So Nelson took up the theme of "the circular bionutrient economy," which seeks to correct the one-way movement and depletion of resources. Currently, crops and the nutrients they contain are taken from rural regions in the form of food and are brought into urban areas. There, they become human waste and food waste, and the nutrients become pollutants that can overload wastewater treatment facilities and end up dumped in landfills or bodies of water, where they trigger harmful algal blooms.

Nelson began collaborating with other faculty, such as Johannes Lehmann, the Liberty Hyde Bailey Professor of Soil Science, and Lori Leonard, professor of Global Development, both in CALS, to tackle these organic waste issues. They use methods such as converting waste into biochar - a solid, charcoal-like material formed by heating biomass in the absence of oxygen - that can help "close nutrient loops" between rural and urban environments.

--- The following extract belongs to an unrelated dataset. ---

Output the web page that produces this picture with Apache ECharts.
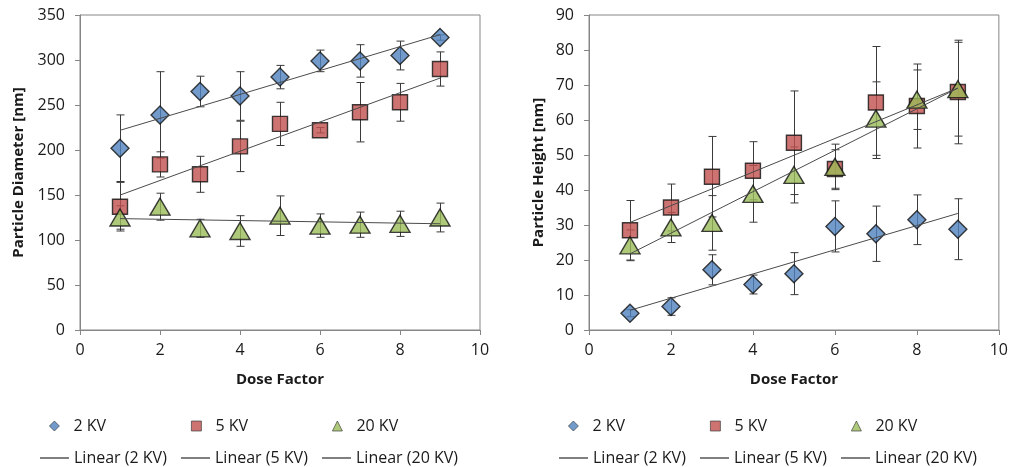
<!DOCTYPE html>
<html>
<head>
<meta charset="utf-8">
<script src="https://cdn.jsdelivr.net/npm/echarts@6/dist/echarts.min.js"></script>
<style>
  html, body { margin: 0; padding: 0; background: #fff; }
  #chart { width: 1011px; height: 467px; }
</style>
</head>
<body>
<div id="chart"></div>
<script>
// dose factor (x values, shared by both panels)
var dose = [1, 2, 3, 4, 5, 6, 7, 8, 9];

// left panel: particle diameter [nm] and error bars (+/-)
var diam2kv = [202, 239, 265, 260, 281, 299, 299, 305, 325];
var diam2kvErr = [37, 48, 17, 27, 13, 12, 18, 16, 3];
var diam5kv = [137, 184, 173, 204, 229, 222, 242, 253, 290];
var diam5kvErr = [27, 14, 20, 28, 24, 3, 33, 21, 19];
var diam20kv = [125, 137, 113, 110, 127, 116, 117, 118, 125];
var diam20kvErr = [13, 15, 10, 17, 22, 13, 14, 14, 16];

// right panel: particle height [nm] and error bars (+/-)
var height2kv = [4.8, 6.7, 17.2, 13, 16.1, 29.6, 27.5, 31.5, 28.8];
var height2kvErr = [1, 2.5, 4.3, 2.7, 6, 7.3, 7.9, 7.1, 8.7];
var height5kv = [28.5, 35, 43.8, 45.5, 53.5, 46, 65, 64, 68];
var height5kvErr = [8.5, 6.7, 11.5, 8.3, 14.8, 5.5, 16, 12, 14.8];
var height20kv = [24.2, 29.3, 30.6, 38.9, 44.3, 46.6, 60.4, 65.8, 68.8];
var height20kvErr = [4.4, 4.3, 7.8, 8.1, 8, 6.5, 10.5, 8.5, 13.4];

var seriesNames = ['2 KV', '5 KV', '20 KV'];
var trendNames = ['Linear (2 KV)', 'Linear (5 KV)', 'Linear (20 KV)'];
var markerColors = ['#4F81BD', '#C0504D', '#9BBB59'];
var markerShapes = ['diamond', 'rect', 'triangle'];
var markerSizes = [[18, 18], [15, 15], [20, 17]];

var FONT = 'Open Sans';

var chart = echarts.init(document.getElementById('chart'));

// least squares line, evaluated at the first and last x (like an Excel trendline)
function trendline(xs, ys) {
    var n = xs.length, sx = 0, sy = 0, sxx = 0, sxy = 0;
    for (var i = 0; i < n; i++) {
        sx += xs[i]; sy += ys[i]; sxx += xs[i] * xs[i]; sxy += xs[i] * ys[i];
    }
    var b = (n * sxy - sx * sy) / (n * sxx - sx * sx);
    var a = (sy - b * sx) / n;
    return [[xs[0], a + b * xs[0]], [xs[n - 1], a + b * xs[n - 1]]];
}

function errorSeries(vals, errs, gi) {
    return {
        type: 'custom',
        xAxisIndex: gi,
        yAxisIndex: gi,
        z: 1,
        silent: true,
        data: dose.map(function (x, i) { return [x, vals[i] - errs[i], vals[i] + errs[i]]; }),
        encode: {x: 0, y: [1, 2]},
        renderItem: function (params, api) {
            var lo = api.coord([api.value(0), api.value(1)]);
            var hi = api.coord([api.value(0), api.value(2)]);
            var x = Math.round(lo[0]) + 0.5;
            var st = {stroke: '#3a3a3a', lineWidth: 1};
            return {
                type: 'group',
                children: [
                    {type: 'line', shape: {x1: x, y1: lo[1], x2: x, y2: hi[1]}, style: st},
                    {type: 'line', shape: {x1: x - 4, y1: lo[1], x2: x + 4, y2: lo[1]}, style: st},
                    {type: 'line', shape: {x1: x - 4, y1: hi[1], x2: x + 4, y2: hi[1]}, style: st}
                ]
            };
        }
    };
}

function markerSeries(k, vals, gi) {
    return {
        name: seriesNames[k],
        type: 'scatter',
        xAxisIndex: gi,
        yAxisIndex: gi,
        z: 2,
        symbol: markerShapes[k],
        symbolSize: markerSizes[k],
        itemStyle: {color: markerColors[k], borderColor: '#111', borderWidth: 1.4},
        data: dose.map(function (x, i) { return [x, vals[i]]; })
    };
}

function trendSeries(k, vals, gi) {
    return {
        name: trendNames[k],
        type: 'line',
        xAxisIndex: gi,
        yAxisIndex: gi,
        z: 3,
        symbol: 'none',
        silent: true,
        lineStyle: {color: '#4a4a4a', width: 1},
        data: trendline(dose, vals)
    };
}

var leftSets = [[diam2kv, diam2kvErr], [diam5kv, diam5kvErr], [diam20kv, diam20kvErr]];
var rightSets = [[height2kv, height2kvErr], [height5kv, height5kvErr], [height20kv, height20kvErr]];

var series = [];
[leftSets, rightSets].forEach(function (sets, gi) {
    sets.forEach(function (s) { series.push(errorSeries(s[0], s[1], gi)); });
    sets.forEach(function (s, k) { series.push(markerSeries(k, s[0], gi)); });
    sets.forEach(function (s, k) { series.push(trendSeries(k, s[0], gi)); });
});

// one legend per item so each sits where the original puts it
var legendIconCenters = [54, 196, 337];
var legendLineLefts = [40, 181, 322];
var legendOffsets = [0, 519];
var legends = [];
legendOffsets.forEach(function (off) {
    for (var k = 0; k < 3; k++) {
        legends.push({
            left: off + legendIconCenters[k] - 5,
            top: 418,
            padding: 0,
            itemWidth: 10,
            itemHeight: 10,
            selectedMode: false,
            textStyle: {fontFamily: FONT, fontSize: 16, color: '#1a1a1a', padding: [0, 0, 0, 9]},
            data: [{name: seriesNames[k], icon: markerShapes[k],
                itemStyle: {color: markerColors[k], borderColor: '#333', borderWidth: 0.8}}]
        });
        legends.push({
            left: off + legendLineLefts[k],
            top: 450,
            padding: 0,
            itemWidth: 29,
            itemHeight: 1,
            selectedMode: false,
            textStyle: {fontFamily: FONT, fontSize: 16, color: '#1a1a1a'},
            data: [{name: trendNames[k], icon: 'rect', itemStyle: {color: '#000'}}]
        });
    }
});

function xAxisOpt(gi) {
    return {
        type: 'value', gridIndex: gi, min: 0, max: 10, interval: 2,
        name: 'Dose Factor', nameLocation: 'middle', nameGap: 42,
        nameTextStyle: {fontFamily: FONT, fontSize: 15, fontWeight: 'bold', color: '#1a1a1a'},
        axisLine: {show: true, lineStyle: {color: '#868686'}},
        axisTick: {show: true, length: 5, lineStyle: {color: '#868686'}},
        axisLabel: {fontFamily: FONT, fontSize: 16, color: '#1a1a1a', margin: 12},
        splitLine: {show: false}
    };
}

function yAxisOpt(gi, name, max, interval, gap) {
    return {
        type: 'value', gridIndex: gi, min: 0, max: max, interval: interval,
        name: name, nameLocation: 'middle', nameGap: gap,
        nameTextStyle: {fontFamily: FONT, fontSize: 15, fontWeight: 'bold', color: '#1a1a1a'},
        axisLine: {show: true, lineStyle: {color: '#868686'}},
        axisTick: {show: true, length: 5, lineStyle: {color: '#868686'}},
        axisLabel: {fontFamily: FONT, fontSize: 16, color: '#1a1a1a', margin: 15},
        splitLine: {show: false}
    };
}

chart.setOption({
    animation: false,
    grid: [
        {left: 80, right: 531, top: 15, height: 315, show: true, borderColor: '#868686', borderWidth: 1, containLabel: false},
        {left: 589, right: 12, top: 15, height: 315, show: true, borderColor: '#868686', borderWidth: 1, containLabel: false}
    ],
    legend: legends,
    xAxis: [xAxisOpt(0), xAxisOpt(1)],
    yAxis: [
        yAxisOpt(0, 'Particle Diameter [nm]', 350, 50, 54),
        yAxisOpt(1, 'Particle Height [nm]', 90, 10, 43)
    ],
    series: series
});
</script>
</body>
</html>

Nelson launched an initiative called Grow as You Go that channels different waste streams into robust gardening practices.

"How do we use all these undervalued organic resources that are currently pollutant burdens and that are economically burdensome and turn them into useful stuff?" Nelson said. "Pee has the basic ingredients that are in a bag of fertilizer - the nutrients that plants need, and in plant-friendly form."

'Start getting dirty'

Months after their Porchfest visit, Balte and Barakatain were brainstorming ideas for a final project in ECE 4760: Digital Systems Design Using Microcontrollers. In the course, taught by Hunter Adams '15, Ph.D. '20, a lecturer in electrical and computer engineering in Cornell Engineering, students use a low-cost RP2040 microchip and Raspberry Pi Pico development board to custom-design their own real-time digital systems with a range of functions, such as mimicking the sounds of birds and simulating their flight.

"In this class, students synthesize all of the material from the undergraduate curriculum to build real things," Adams said. "We use engineering as a mechanism for learning about the natural and constructed worlds, and for learning more about the interesting things that folks are doing in other departments."

Balte and Barakatain recalled their meeting with Nelson and realized it was a perfect interdisciplinary fit. They got together with postdoctoral researchers Lucinda Li and Krisztina Mosdossy at Nelson's lab, which was a bit different from their usual engineering environment.

"When we first met up with them, we literally saw jugs of urine, all different colors," Barakatain said. "It was interesting to see a part of the school I don't think we would have even gotten access to if it hadn't been for this project."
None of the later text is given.